¿De qué forma mantenemos en el mercado laboral a aquellas personas mayores de 65 años que están en condiciones de trabajar? ¿Durante cuánto tiempo? ¿Cómo reciclamos a nuestros mayores?
Europa y Occidente envejecen, y España con ellos, a una velocidad aún mayor. Durante aproximadamente 60.000 años, y hasta mediados del siglo XIX, la esperanza de vida de la población mundial fue siempre de alrededor de 31 años. Las mejoras en la higiene personal y los avances médicos provocaron la reducción en la mortalidad de las edades más tempranas; estas circunstancias, así como los cambios en la actividad laboral, supusieron asimismo una reducción de la tasa de mortalidad general de la población y un aumento en la probabilidad de supervivencia en las personas de mayor edad. La modificación en los hábitos diarios hacia otros más saludables ha hecho que, hoy, un nacido en Occidente pueda esperar vivir más de 100 años.
Incluso dejando de lado la idea de la muerte de la muerte que preconizan algunos científicos, debemos ser conscientes de que la esperanza de vida, en todo el mundo, es cada vez mayor. Asimismo, el ratio de dependencia, definido como la proporción de quienes tienen entre 16 y 65 años respecto de quienes tienen más de 65 años, es decir, quienes pueden trabajar y cotizar frente a quienes estarían en la edad tradicional de jubilación, pasará de los ocho activos (potencialmente activos, entiéndase, pues no todos trabajan) por cada jubilado de ahora (en todo el mundo) a los cuatro por cada uno en 2050; en España, hoy, la tasa es de menos de dos activos por cada mayor de 65 años, de acuerdo con el INE. Y si el 1 de enero de 2016 en España contábamos con 8,6 millones de personas de más de 65 años (el 18,4% de la población), en 2066 seremos (espero) más de 14 millones; más de uno de cada tres españoles superará la barrera de los 65 años, la que ha dado, desde hace años, acceso al 'derecho' a una pensión.
Así pues, afrontamos un reto de dimensiones colosales, un reto del que los líderes políticos de todos los partidos de todo Occidente (también los nuestros) son absolutamente conscientes pero que, por razones electorales, prefieren ocultar, evitar y trasladar al siguiente, acogotados ante la posibilidad de tener que tomar decisiones difíciles, con un coste electoral claro. ¿De qué forma mantenemos en el mercado laboral a aquellas personas mayores de 65 años que están en condiciones de trabajar? ¿Durante cuánto tiempo? ¿Qué fórmula habilitamos para que sus derechos consolidados en forma de pensión no se vean perjudicados por la nueva situación? Y, la más importante de todas, relacionada particularmente con la primera, y ante la enorme transformación productiva a la que estamos asistiendo: ¿cómo reciclamos a nuestros mayores?

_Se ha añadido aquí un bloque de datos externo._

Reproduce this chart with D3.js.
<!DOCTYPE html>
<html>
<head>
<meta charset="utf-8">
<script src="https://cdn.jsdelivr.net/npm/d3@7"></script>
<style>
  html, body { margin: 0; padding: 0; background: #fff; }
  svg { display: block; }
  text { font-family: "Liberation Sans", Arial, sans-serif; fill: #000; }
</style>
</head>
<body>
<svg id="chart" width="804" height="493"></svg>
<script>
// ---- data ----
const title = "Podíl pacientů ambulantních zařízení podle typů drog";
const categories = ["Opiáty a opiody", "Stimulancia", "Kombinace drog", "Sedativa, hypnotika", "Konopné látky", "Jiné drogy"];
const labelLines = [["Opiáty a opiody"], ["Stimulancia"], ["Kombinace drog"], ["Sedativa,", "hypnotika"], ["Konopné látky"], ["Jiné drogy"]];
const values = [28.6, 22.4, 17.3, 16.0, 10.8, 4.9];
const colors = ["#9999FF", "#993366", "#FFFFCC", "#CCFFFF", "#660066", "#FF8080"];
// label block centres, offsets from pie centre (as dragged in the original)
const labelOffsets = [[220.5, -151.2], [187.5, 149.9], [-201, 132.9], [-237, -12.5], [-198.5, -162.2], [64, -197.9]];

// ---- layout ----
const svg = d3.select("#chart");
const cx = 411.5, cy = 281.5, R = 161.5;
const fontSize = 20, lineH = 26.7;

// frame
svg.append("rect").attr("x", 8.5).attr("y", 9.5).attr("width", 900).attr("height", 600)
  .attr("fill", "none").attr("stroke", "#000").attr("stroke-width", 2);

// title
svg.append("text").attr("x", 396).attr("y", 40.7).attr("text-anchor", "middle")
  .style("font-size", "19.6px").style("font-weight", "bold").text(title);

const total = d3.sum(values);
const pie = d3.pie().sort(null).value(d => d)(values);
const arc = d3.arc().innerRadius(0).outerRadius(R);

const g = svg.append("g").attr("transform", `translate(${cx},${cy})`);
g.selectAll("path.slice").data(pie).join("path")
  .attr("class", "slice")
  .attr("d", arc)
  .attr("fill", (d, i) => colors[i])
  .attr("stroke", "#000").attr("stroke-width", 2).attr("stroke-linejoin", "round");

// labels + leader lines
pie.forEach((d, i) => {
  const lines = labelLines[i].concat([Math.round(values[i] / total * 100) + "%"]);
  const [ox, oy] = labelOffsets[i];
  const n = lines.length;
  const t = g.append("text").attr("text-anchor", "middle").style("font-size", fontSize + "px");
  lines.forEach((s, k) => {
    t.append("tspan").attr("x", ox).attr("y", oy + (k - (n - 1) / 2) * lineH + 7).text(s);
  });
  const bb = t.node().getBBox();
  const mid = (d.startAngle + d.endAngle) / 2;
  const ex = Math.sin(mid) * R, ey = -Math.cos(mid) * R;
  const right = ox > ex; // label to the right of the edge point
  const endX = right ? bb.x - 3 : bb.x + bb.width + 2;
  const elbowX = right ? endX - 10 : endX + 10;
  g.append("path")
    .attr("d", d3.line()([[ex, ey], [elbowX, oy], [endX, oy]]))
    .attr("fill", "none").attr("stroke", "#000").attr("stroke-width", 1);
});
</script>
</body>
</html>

Esta es posiblemente la clave de bóveda del nuestro entramado educativo. En Occidente, y particularmente en España, el trabajo de los jóvenes (desde el punto de vista de su incorporación al mercado laboral), dejará tarde o temprano de ser un problema; cada vez son menos, en comparación a los mayores, y por tanto siempre habrá actividades que requerirán de su vigor. Sin embargo, es altamente preocupante el desinterés de la mayor parte de la comunidad educativa por la transformación de los sistemas de formación. Los políticos, que son quienes en último lugar tienen la capacidad legislativa, se preocupan por los resultados de escolarización, de fracaso escolar y de la posición del sistema en su conjunto en las escalas internacionales, como PISA. Los sindicatos, tan preocupados por la defensa de la enseñanza pública, no plantean una sola propuesta de modificación de unos planes de estudio que quizá fuesen válidos para una sociedad industrial basada en el papel (las tasas de desempleo juvenil, tanto entre quienes abandonan la educación obligatoria como entre los de mayor titulación académica, retan tal aproximación), pero que resultan inútiles en la sociedad del 5G.
El acceso a la información (a toda la información, desde la más inocente hasta la más especializada) es prácticamente absoluto, a unos costes irrisorios. Actualmente, un estudiante que haya acabado bachillerato puede acceder sin coste a un curso completo de formación en ciencia de datos de varias universidades norteamericanas. Insisto, sin coste alguno, o más bien, sin coste de desplazamientos, de matrícula, de biblioteca, de examen; solo pagando la cuota del cable de fibra óptica (estándar prácticamente en todas las ciudades españolas), la amortización del ordenador, o las cuotas de los datos de su terminal inteligente.